領導在等待中,最後也同那個老婦人一 樣,站在山徑起點詢問剛下山的登山客是否見過一個年輕的中國男子。在11:00PM左右,又有一組登山客下來。其中有個人的話給領導和我莫大的安慰,他說 到:在這條山徑上行走的人幾乎一直不斷(雖然密度很低,平均6人/小時走下山徑),你兒子不會因為落單而有危險的。如果他的頭燈壞了或遺失了(這是我們最 大的擔心之一),他一定會從其他登山客那裏得到幫助的。這個人的話既理智,又合乎邏輯。他是對的,12:00AM在山徑起點還有人下來,而上山的人也開始行動了。我心中至今還對這個素昧平生的路人充滿感激。

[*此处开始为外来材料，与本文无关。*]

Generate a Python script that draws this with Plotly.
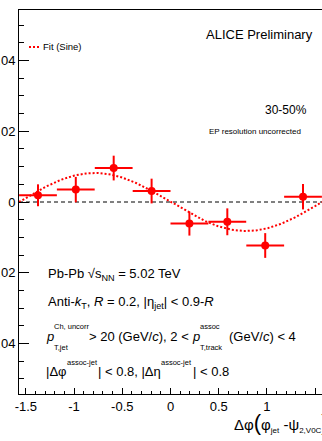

12:10AM,在我下山四個小時之後,兒子終於下山了。當他的頭燈照在我們車上 時,我們簡直不敢相信是他回來了。兒子整整用了22個小時(包括在頂峰逗留的15分鍾),單打獨行,自己用雙腳登上和走下了惠特尼山。他的用時比我最初估 計的最壞情況多了一個小時,這要高於普通登山客的最長的平均用時。但是他的決心,他的堅持,真讓他的老爹為他感到驕傲。我事後問兒子,為什麽用了這麽長的 時間,他告訴我不知為何,他老是摔到,所以後來他隻有放慢速度。我覺得他可能還是不會走山路,抬腳的高低有問題;另外就是腿上的肌肉不夠強健,人最後疲勞 了,就容易摔跤。他自己也覺察到了危險,當時曾想到要是萬一摔倒,折斷了腿,他就要穿上所有的衣服,一動不動地等待天亮。雖然他沒有多說,我也沒有多問, 但我感覺他意識到了危險的真實存在。